* STORED ROWS *

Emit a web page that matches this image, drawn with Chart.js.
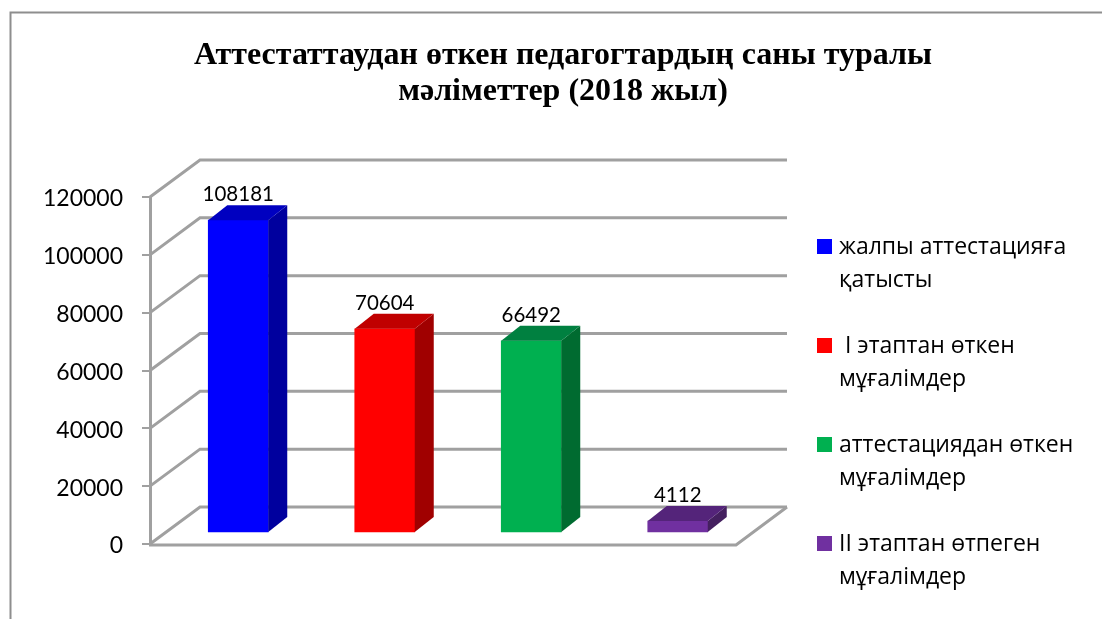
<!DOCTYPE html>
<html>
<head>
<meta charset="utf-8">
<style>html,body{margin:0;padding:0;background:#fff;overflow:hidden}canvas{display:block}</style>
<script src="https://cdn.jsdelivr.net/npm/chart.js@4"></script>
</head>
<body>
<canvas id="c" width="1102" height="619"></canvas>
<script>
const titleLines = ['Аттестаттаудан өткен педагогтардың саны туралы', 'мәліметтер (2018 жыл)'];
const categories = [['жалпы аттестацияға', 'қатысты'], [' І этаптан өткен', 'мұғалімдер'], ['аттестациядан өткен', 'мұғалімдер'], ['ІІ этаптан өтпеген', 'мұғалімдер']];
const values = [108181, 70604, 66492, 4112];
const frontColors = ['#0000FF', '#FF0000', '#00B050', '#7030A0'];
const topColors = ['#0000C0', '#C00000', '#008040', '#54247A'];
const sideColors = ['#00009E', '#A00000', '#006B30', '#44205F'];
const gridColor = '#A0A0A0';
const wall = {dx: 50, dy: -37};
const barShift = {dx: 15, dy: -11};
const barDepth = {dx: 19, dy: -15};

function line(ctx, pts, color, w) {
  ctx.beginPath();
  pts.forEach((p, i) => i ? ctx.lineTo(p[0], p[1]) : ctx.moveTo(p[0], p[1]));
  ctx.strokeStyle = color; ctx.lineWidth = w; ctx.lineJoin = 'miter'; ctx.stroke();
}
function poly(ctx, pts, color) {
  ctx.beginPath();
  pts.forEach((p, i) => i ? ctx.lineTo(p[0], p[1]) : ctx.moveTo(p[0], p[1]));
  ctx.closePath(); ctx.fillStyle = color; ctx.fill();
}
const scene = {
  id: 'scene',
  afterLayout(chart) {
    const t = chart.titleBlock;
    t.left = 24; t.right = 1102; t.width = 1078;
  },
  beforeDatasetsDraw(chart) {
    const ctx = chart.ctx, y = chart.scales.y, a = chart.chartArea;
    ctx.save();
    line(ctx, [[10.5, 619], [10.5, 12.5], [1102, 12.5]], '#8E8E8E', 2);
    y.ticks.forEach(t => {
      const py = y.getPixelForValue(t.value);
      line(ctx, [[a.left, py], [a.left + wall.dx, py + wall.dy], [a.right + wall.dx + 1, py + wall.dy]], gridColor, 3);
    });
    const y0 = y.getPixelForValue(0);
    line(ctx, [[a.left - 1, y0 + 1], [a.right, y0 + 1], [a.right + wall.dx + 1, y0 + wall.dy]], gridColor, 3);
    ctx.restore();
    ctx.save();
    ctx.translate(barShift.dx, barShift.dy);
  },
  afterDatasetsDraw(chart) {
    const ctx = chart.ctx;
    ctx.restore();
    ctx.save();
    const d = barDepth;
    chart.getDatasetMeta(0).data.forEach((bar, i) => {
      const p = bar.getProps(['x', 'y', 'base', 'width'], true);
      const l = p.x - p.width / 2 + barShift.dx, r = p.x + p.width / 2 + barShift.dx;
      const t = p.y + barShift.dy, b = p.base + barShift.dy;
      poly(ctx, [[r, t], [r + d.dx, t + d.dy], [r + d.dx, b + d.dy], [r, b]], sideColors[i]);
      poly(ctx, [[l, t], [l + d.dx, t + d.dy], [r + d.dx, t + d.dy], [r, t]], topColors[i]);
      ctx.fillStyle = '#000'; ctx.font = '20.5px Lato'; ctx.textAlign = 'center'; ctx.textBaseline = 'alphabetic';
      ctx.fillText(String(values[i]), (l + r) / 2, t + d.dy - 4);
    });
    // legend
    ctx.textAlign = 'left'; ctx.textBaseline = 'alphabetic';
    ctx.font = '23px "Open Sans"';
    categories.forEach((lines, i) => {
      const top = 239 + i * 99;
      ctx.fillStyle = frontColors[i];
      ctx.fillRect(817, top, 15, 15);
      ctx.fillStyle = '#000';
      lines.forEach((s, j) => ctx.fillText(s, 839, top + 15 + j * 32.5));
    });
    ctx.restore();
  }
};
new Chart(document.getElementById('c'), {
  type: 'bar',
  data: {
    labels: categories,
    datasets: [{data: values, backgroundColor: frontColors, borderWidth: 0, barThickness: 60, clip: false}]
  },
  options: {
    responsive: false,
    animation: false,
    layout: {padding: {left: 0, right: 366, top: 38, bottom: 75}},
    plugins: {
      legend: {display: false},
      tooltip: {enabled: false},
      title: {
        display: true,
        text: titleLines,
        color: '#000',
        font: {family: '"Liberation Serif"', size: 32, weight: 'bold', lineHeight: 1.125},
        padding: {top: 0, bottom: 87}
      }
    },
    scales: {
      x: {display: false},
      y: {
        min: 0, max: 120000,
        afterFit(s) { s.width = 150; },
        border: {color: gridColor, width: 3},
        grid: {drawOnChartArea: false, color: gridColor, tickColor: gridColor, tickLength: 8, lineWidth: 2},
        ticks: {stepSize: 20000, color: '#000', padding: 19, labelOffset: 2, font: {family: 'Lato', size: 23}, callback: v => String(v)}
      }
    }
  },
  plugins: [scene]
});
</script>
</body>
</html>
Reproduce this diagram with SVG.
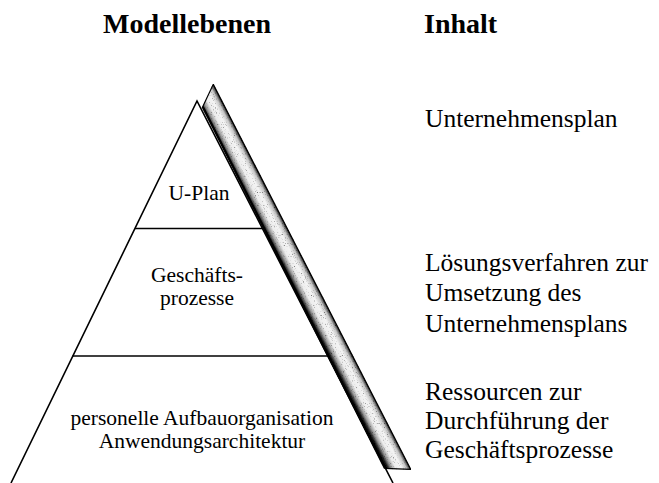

* WHAT THE EXERCISE ASKS *
Omit the images and transcribe all of the records above word for word.

* ANSWER FOR THE TASK *
Emit a web page that matches this image, drawn with Chart.js.
<!DOCTYPE html>
<html>
<head>
<meta charset="utf-8">
<style>html,body{margin:0;padding:0;background:#fff;overflow:hidden}canvas{display:block}</style>
<script src="https://cdn.jsdelivr.net/npm/chart.js@4"></script>
</head>
<body>
<canvas id="c" width="1102" height="619"></canvas>
<script>
const titleLines = ['Аттестаттаудан өткен педагогтардың саны туралы', 'мәліметтер (2018 жыл)'];
const categories = [['жалпы аттестацияға', 'қатысты'], [' І этаптан өткен', 'мұғалімдер'], ['аттестациядан өткен', 'мұғалімдер'], ['ІІ этаптан өтпеген', 'мұғалімдер']];
const values = [108181, 70604, 66492, 4112];
const frontColors = ['#0000FF', '#FF0000', '#00B050', '#7030A0'];
const topColors = ['#0000C0', '#C00000', '#008040', '#54247A'];
const sideColors = ['#00009E', '#A00000', '#006B30', '#44205F'];
const gridColor = '#A0A0A0';
const wall = {dx: 50, dy: -37};
const barShift = {dx: 15, dy: -11};
const barDepth = {dx: 19, dy: -15};

function line(ctx, pts, color, w) {
  ctx.beginPath();
  pts.forEach((p, i) => i ? ctx.lineTo(p[0], p[1]) : ctx.moveTo(p[0], p[1]));
  ctx.strokeStyle = color; ctx.lineWidth = w; ctx.lineJoin = 'miter'; ctx.stroke();
}
function poly(ctx, pts, color) {
  ctx.beginPath();
  pts.forEach((p, i) => i ? ctx.lineTo(p[0], p[1]) : ctx.moveTo(p[0], p[1]));
  ctx.closePath(); ctx.fillStyle = color; ctx.fill();
}
const scene = {
  id: 'scene',
  afterLayout(chart) {
    const t = chart.titleBlock;
    t.left = 24; t.right = 1102; t.width = 1078;
  },
  beforeDatasetsDraw(chart) {
    const ctx = chart.ctx, y = chart.scales.y, a = chart.chartArea;
    ctx.save();
    line(ctx, [[10.5, 619], [10.5, 12.5], [1102, 12.5]], '#8E8E8E', 2);
    y.ticks.forEach(t => {
      const py = y.getPixelForValue(t.value);
      line(ctx, [[a.left, py], [a.left + wall.dx, py + wall.dy], [a.right + wall.dx + 1, py + wall.dy]], gridColor, 3);
    });
    const y0 = y.getPixelForValue(0);
    line(ctx, [[a.left - 1, y0 + 1], [a.right, y0 + 1], [a.right + wall.dx + 1, y0 + wall.dy]], gridColor, 3);
    ctx.restore();
    ctx.save();
    ctx.translate(barShift.dx, barShift.dy);
  },
  afterDatasetsDraw(chart) {
    const ctx = chart.ctx;
    ctx.restore();
    ctx.save();
    const d = barDepth;
    chart.getDatasetMeta(0).data.forEach((bar, i) => {
      const p = bar.getProps(['x', 'y', 'base', 'width'], true);
      const l = p.x - p.width / 2 + barShift.dx, r = p.x + p.width / 2 + barShift.dx;
      const t = p.y + barShift.dy, b = p.base + barShift.dy;
      poly(ctx, [[r, t], [r + d.dx, t + d.dy], [r + d.dx, b + d.dy], [r, b]], sideColors[i]);
      poly(ctx, [[l, t], [l + d.dx, t + d.dy], [r + d.dx, t + d.dy], [r, t]], topColors[i]);
      ctx.fillStyle = '#000'; ctx.font = '20.5px Lato'; ctx.textAlign = 'center'; ctx.textBaseline = 'alphabetic';
      ctx.fillText(String(values[i]), (l + r) / 2, t + d.dy - 4);
    });
    // legend
    ctx.textAlign = 'left'; ctx.textBaseline = 'alphabetic';
    ctx.font = '23px "Open Sans"';
    categories.forEach((lines, i) => {
      const top = 239 + i * 99;
      ctx.fillStyle = frontColors[i];
      ctx.fillRect(817, top, 15, 15);
      ctx.fillStyle = '#000';
      lines.forEach((s, j) => ctx.fillText(s, 839, top + 15 + j * 32.5));
    });
    ctx.restore();
  }
};
new Chart(document.getElementById('c'), {
  type: 'bar',
  data: {
    labels: categories,
    datasets: [{data: values, backgroundColor: frontColors, borderWidth: 0, barThickness: 60, clip: false}]
  },
  options: {
    responsive: false,
    animation: false,
    layout: {padding: {left: 0, right: 366, top: 38, bottom: 75}},
    plugins: {
      legend: {display: false},
      tooltip: {enabled: false},
      title: {
        display: true,
        text: titleLines,
        color: '#000',
        font: {family: '"Liberation Serif"', size: 32, weight: 'bold', lineHeight: 1.125},
        padding: {top: 0, bottom: 87}
      }
    },
    scales: {
      x: {display: false},
      y: {
        min: 0, max: 120000,
        afterFit(s) { s.width = 150; },
        border: {color: gridColor, width: 3},
        grid: {drawOnChartArea: false, color: gridColor, tickColor: gridColor, tickLength: 8, lineWidth: 2},
        ticks: {stepSize: 20000, color: '#000', padding: 19, labelOffset: 2, font: {family: 'Lato', size: 23}, callback: v => String(v)}
      }
    }
  },
  plugins: [scene]
});
</script>
</body>
</html>
Reproduce this diagram with SVG.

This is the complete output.